2. 2nd Plenary Session
  - Date: October 11–12, 1983
  - Location: Beijing
  - Significance: A Decision of the CCP Central Committee on the Rectification of Party Organizations was adopted in order to purge the Party from consequences of the Cultural Revolution. Around this time, the Anti-Spiritual Pollution Campaign was launched under Chen Yun's care. This was one of the few post-Mao meetings focused on ideological issues.
3. 3rd Plenary Session
  - Date: October 20, 1984
  - Location: Beijing
  - Significance: A Decision of the CCP Central Committee on Economic Reform was adopted, fostering the new economic line pursued by Deng Xiaoping's leadership.

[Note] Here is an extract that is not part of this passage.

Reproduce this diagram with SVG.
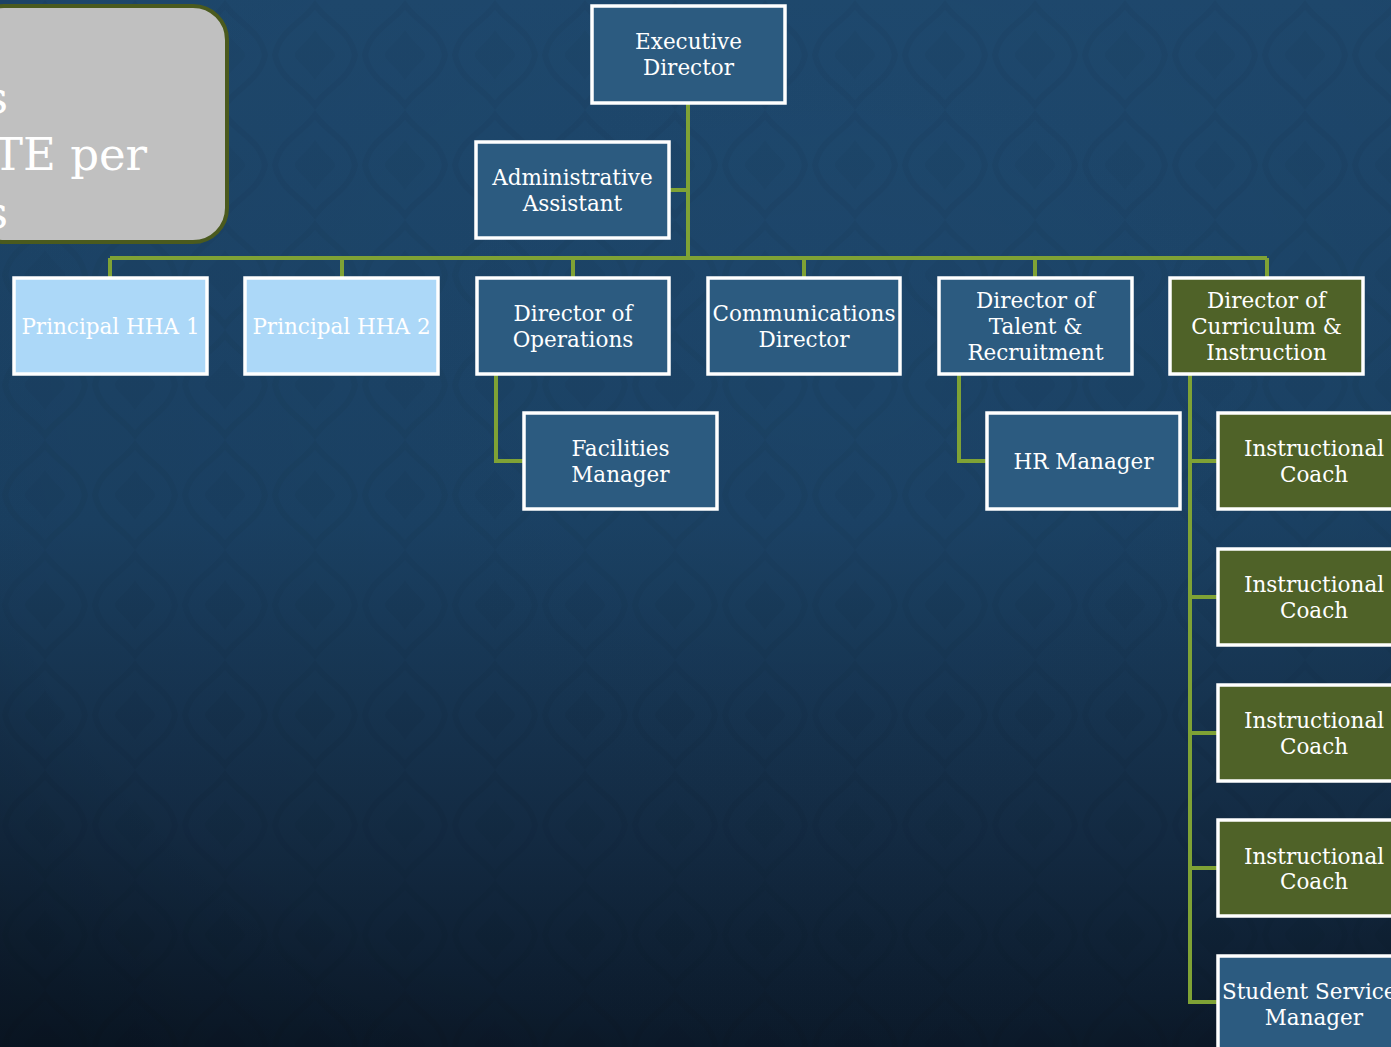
<svg xmlns="http://www.w3.org/2000/svg" width="1391" height="1047" viewBox="0 0 1391 1047">
<defs>
<linearGradient id="bg" x1="0" y1="0" x2="0" y2="1">
<stop offset="0" stop-color="#1f4a70"/>
<stop offset="0.5" stop-color="#1b4265"/>
<stop offset="0.8" stop-color="#142c45"/>
<stop offset="1" stop-color="#0c1b2c"/>
</linearGradient>
<radialGradient id="vig" cx="0.6" cy="0.35" r="0.85">
<stop offset="0" stop-color="#000" stop-opacity="0"/>
<stop offset="0.75" stop-color="#000" stop-opacity="0.06"/>
<stop offset="1" stop-color="#000" stop-opacity="0.25"/>
</radialGradient>
<pattern id="dm" width="90" height="110" patternUnits="userSpaceOnUse">
<path d="M45 5 C60 25 80 30 85 55 C80 80 60 85 45 105 C30 85 10 80 5 55 C10 30 30 25 45 5 Z" fill="none" stroke="#000" stroke-opacity="0.035" stroke-width="6"/>
<path d="M45 30 C55 45 65 50 65 55 C65 60 55 65 45 80 C35 65 25 60 25 55 C25 50 35 45 45 30 Z" fill="#000" fill-opacity="0.03"/>
</pattern>
<style>
.n rect{stroke:#ffffff;stroke-width:3.5}
.blue rect{fill:#2c5b80}
.light rect{fill:#acd8f8}
.olive rect{fill:#4f6228}
.n text{font-family:"DejaVu Serif","Liberation Serif",serif;font-size:21.5px;fill:#ffffff;text-anchor:middle}
.conn path{fill:none;stroke:#7fa235;stroke-width:4}
</style>
</defs>
<rect width="1391" height="1047" fill="url(#bg)"/>
<rect width="1391" height="1047" fill="url(#dm)"/>
<rect width="1391" height="1047" fill="url(#vig)"/>

<g id="callout">
<rect x="-30" y="6" width="257" height="236" rx="34" fill="#c0c0c0" stroke="#4a5a1e" stroke-width="4"/>
<g font-family="DejaVu Serif, Liberation Serif, serif" font-size="45" fill="#ffffff">
<text x="-15" y="113">s</text>
<text x="-7" y="170">TE per</text>
<text x="-15" y="228">s</text>
</g>
</g>

<g id="connectors" class="conn">
<path d="M688 103 V258"/>
<path d="M669 190 H688"/>
<path d="M110 258 H1267"/>
<path d="M110 258 V278 M342 258 V278 M573 258 V278 M804 258 V278 M1035 258 V278 M1267 258 V278"/>
<path d="M496 374 V461 H524"/>
<path d="M959 374 V461 H987"/>
<path d="M1190 374 V1002 H1218 M1190 461 H1218 M1190 597 H1218 M1190 733 H1218 M1190 868 H1218"/>
</g>

<g id="exec" class="n blue"><rect x="592" y="6" width="193" height="97"/><text x="688.5" y="49">Executive</text><text x="688.5" y="75">Director</text></g>
<g id="admin" class="n blue"><rect x="476" y="142" width="193" height="96"/><text x="572.5" y="185">Administrative</text><text x="572.5" y="211">Assistant</text></g>

<g id="principal1" class="n light"><rect x="14" y="278" width="193" height="96"/><text x="110.5" y="334">Principal HHA 1</text></g>
<g id="principal2" class="n light"><rect x="245" y="278" width="193" height="96"/><text x="341.5" y="334">Principal HHA 2</text></g>
<g id="ops" class="n blue"><rect x="477" y="278" width="192" height="96"/><text x="573" y="321">Director of</text><text x="573" y="347">Operations</text></g>
<g id="comm" class="n blue"><rect x="708" y="278" width="192" height="96"/><text x="804" y="321">Communications</text><text x="804" y="347">Director</text></g>
<g id="talent" class="n blue"><rect x="939" y="278" width="193" height="96"/><text x="1035.5" y="308">Director of</text><text x="1035.5" y="334">Talent &amp;</text><text x="1035.5" y="360">Recruitment</text></g>
<g id="curriculum" class="n olive"><rect x="1170" y="278" width="193" height="96"/><text x="1266.5" y="308">Director of</text><text x="1266.5" y="334">Curriculum &amp;</text><text x="1266.5" y="360">Instruction</text></g>

<g id="facilities" class="n blue"><rect x="524" y="413" width="193" height="96"/><text x="620.5" y="456">Facilities</text><text x="620.5" y="482">Manager</text></g>
<g id="hr" class="n blue"><rect x="987" y="413" width="193" height="96"/><text x="1083.5" y="469">HR Manager</text></g>

<g id="coach1" class="n olive"><rect x="1218" y="413" width="193" height="96"/><text x="1314" y="456">Instructional</text><text x="1314" y="482">Coach</text></g>
<g id="coach2" class="n olive"><rect x="1218" y="549" width="193" height="96"/><text x="1314" y="592">Instructional</text><text x="1314" y="618">Coach</text></g>
<g id="coach3" class="n olive"><rect x="1218" y="685" width="193" height="96"/><text x="1314" y="728">Instructional</text><text x="1314" y="754">Coach</text></g>
<g id="coach4" class="n olive"><rect x="1218" y="820" width="193" height="96"/><text x="1314" y="864">Instructional</text><text x="1314" y="889">Coach</text></g>
<g id="ssm" class="n blue"><rect x="1218" y="956" width="193" height="110"/><text x="1222" y="999" style="text-anchor:start">Student Service</text><text x="1314" y="1025">Manager</text></g>
</svg>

A CCP National Conference on it was convened.
4. 4th Plenary Session
  - Date: September 16, 1985
  - Location: Beijing
  - Significance: Recommendations for the 7th Five-Year Plan were adopted to be submitted to the Party's National Conference on September 20, and then to the National People's Congress with the goal of adapting national economy to the reform. Party veterans Ye Jianying and Huang Kecheng retired.
5. 5th Plenary Session
  - Date: September 24, 1985
  - Location: Beijing
  - Significance: Meeting held after the September 20 National Conference. The leadership bodies of the Central Committee, the Central Advisory Commission and the Central Commission for Discipline Inspection were renewed. Li Peng entered the Politburo and the Secretariat.
6. 6th Plenary Session
  - Date: September 28, 1986
  - Location: Beijing
  - Significance: A Resolution of the CCP Central Committee on the Building of the Socialist Spiritual Culture. The decision to convene the Party's 13th National Congress was taken.
7. 7th Plenary Session
  - Date: September 28, 1987
  - Location: Beijing
  - Significance: Preparations for the Party's 13th National Congress were made. A plan for administration reform was adopted. Hu Yaobang's resignation was confirmed and Zhao Ziyang was elected General Secretary.